Определение македонского режима «гибридным» представляется в известной мере аналитическим анахронизмом, который игнорирует давно существующие переплетения государств и финансов в самом ядре развитых экономик и приберегает ярлык «гибридный» для таких «незападных» стран, как Македония, где эти противоречия более ярко выражены. Но разве авторитаризм Груевского, способный подпитывать рентные парадоксы и одновременно препятствовать формированию класса рантье, который мог бы угрожать режиму, не заслуживает собственного аналитического пространства?

Возможно, отразить парадоксальные успехи Груевского и присущие ему противоречия можно, отказавшись от ярлыка «гибридный» и поняв его политический проект как хищнический режим – своего рода пиратское государство, которое пыталось «с помощью угрозы насилия… поместить себя в глобальное море» финансов[374]. Как пиратство в его золотой век, режим Груевского получил влияние благодаря реструктуризации гегемонистских ролей в международном и европейском сообществах и лиминальному окну финансовых возможностей, открывшихся в результате кризиса.
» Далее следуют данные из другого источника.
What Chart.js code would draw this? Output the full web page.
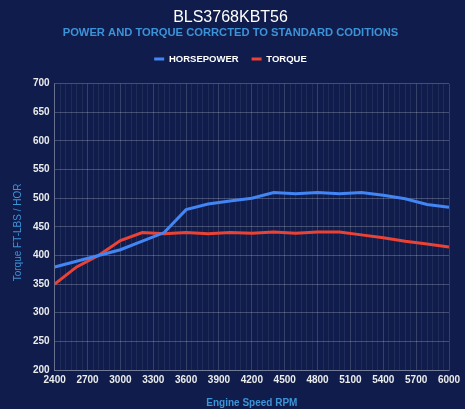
<!DOCTYPE html>
<html>
<head>
<meta charset="utf-8">
<title>BLS3768KBT56</title>
<script src="https://cdn.jsdelivr.net/npm/chart.js@4.4.1/dist/chart.umd.min.js"></script>
<style>
  html, body { margin: 0; padding: 0; background: #101d4c; }
  #wrap { width: 465px; height: 409px; }
</style>
</head>
<body>
<div id="wrap"><canvas id="dynoChart"></canvas></div>
<script>
// values
const rpm = [2400, 2600, 2800, 3000, 3200, 3400, 3600, 3800, 4000, 4200, 4400, 4600, 4800, 5000, 5200, 5400, 5600, 5800, 6000];
const horsepower = [380, 390, 400, 410, 425, 440, 480, 490, 495, 500, 510, 508, 510, 508, 510, 505, 499, 489, 484];
const torque = [350, 380, 400, 426, 440, 438, 440, 438, 440, 439, 441, 439, 441, 441, 436, 431, 425, 420, 415];
const xTicks = [2400, 2700, 3000, 3300, 3600, 3900, 4200, 4500, 4800, 5100, 5400, 5700, 6000];
const yTicks = [200, 250, 300, 350, 400, 450, 500, 550, 600, 650, 700];

const blue = '#4285f4';
const red = '#ea4335';
const axisBlue = '#3c93d8';

const toPoints = (ys) => rpm.map((r, i) => ({ x: r, y: ys[i] }));

// extra room under the legend
const legendGap = {
  id: 'legendGap',
  beforeInit(chart) {
    const fit = chart.legend.fit;
    chart.legend.fit = function () {
      fit.bind(chart.legend)();
      this.height += 10;
    };
  }
};

const ctx = document.getElementById("dynoChart").getContext("2d");
new Chart(ctx, {
  type: 'line',
  data: {
    datasets: [{
      label: 'HORSEPOWER',
      data: toPoints(horsepower),
      borderColor: blue,
      backgroundColor: blue,
      borderWidth: 3,
      pointRadius: 0,
      tension: 0
    }, {
      label: 'TORQUE',
      data: toPoints(torque),
      borderColor: red,
      backgroundColor: red,
      borderWidth: 3,
      pointRadius: 0,
      tension: 0
    }]
  },
  options: {
    responsive: true,
    maintainAspectRatio: false,
    animation: false,
    layout: { padding: { left: 12, right: 16, top: 0, bottom: 0 } },
    plugins: {
      title: {
        display: true,
        text: 'BLS3768KBT56',
        color: '#ffffff',
        font: { family: 'Liberation Sans', size: 16, weight: 'normal', lineHeight: 1 },
        padding: { top: 10, bottom: 0 }
      },
      subtitle: {
        display: true,
        text: 'POWER AND TORQUE CORRCTED TO STANDARD CODITIONS',
        color: axisBlue,
        font: { family: 'Liberation Sans', size: 11.2, weight: 'bold', lineHeight: 1 },
        padding: { top: 1.5, bottom: 2.5 }
      },
      legend: {
        labels: {
          color: '#ffffff',
          boxWidth: 10,
          boxHeight: 3,
          padding: 13,
          font: { family: 'Liberation Sans', size: 9.5, weight: 'bold' },
          generateLabels: (chart) => Chart.defaults.plugins.legend.labels.generateLabels(chart)
            .map(item => Object.assign(item, { lineWidth: 0 }))
        }
      },
      tooltip: { enabled: false }
    },
    scales: {
      x: {
        type: 'linear',
        min: 2400,
        max: 6000,
        ticks: {
          stepSize: 50,
          autoSkip: false,
          maxRotation: 0,
          color: '#ececec',
          font: { family: 'Liberation Sans', size: 10, weight: 'bold' },
          padding: 4,
          callback: (v) => xTicks.includes(v) ? String(v) : ''
        },
        grid: {
          color: (c) => xTicks.includes(c.tick && c.tick.value) ? 'rgba(255,255,255,0.16)' : 'rgba(255,255,255,0.07)',
          drawTicks: false
        },
        border: { color: 'rgba(255,255,255,0.25)' },
        title: {
          display: true,
          text: 'Engine Speed RPM',
          color: axisBlue,
          font: { family: 'Liberation Sans', size: 10, weight: 'bold' },
          padding: { top: 7, bottom: 0 }
        }
      },
      y: {
        min: 200,
        max: 700,
        afterBuildTicks: (axis) => { axis.ticks = yTicks.map(v => ({ value: v })); },
        ticks: {
          color: '#ececec',
          font: { family: 'Liberation Sans', size: 10, weight: 'bold' },
          padding: 5
        },
        grid: {
          color: 'rgba(255,255,255,0.22)',
          drawTicks: false
        },
        border: { color: 'rgba(255,255,255,0.25)' },
        title: {
          display: true,
          // trailing spaces nudge the rotated title a little lower, as on the sheet
          text: 'Torque FT-LBS / HOR    ',
          color: axisBlue,
          font: { family: 'Liberation Sans', size: 10 },
          padding: { top: 0, bottom: 4 }
        }
      }
    }
  },
  plugins: [legendGap]
});
</script>
</body>
</html>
Подобно матросам на судах буканьеров, македонцы были отвергнуты Европой и обречены на чистилище экономической стагнации и отсталости. Было ли так уж бессмысленно присоединиться к дружине «воеводы» Груевского, который претендовал на наследие бандитов и повстанцев, сражавшихся с османской оккупацией в начале XX века и на всех парусах отправившихся грабить имперские конвои мировых финансов или строить собственный остров сокровищ?[375]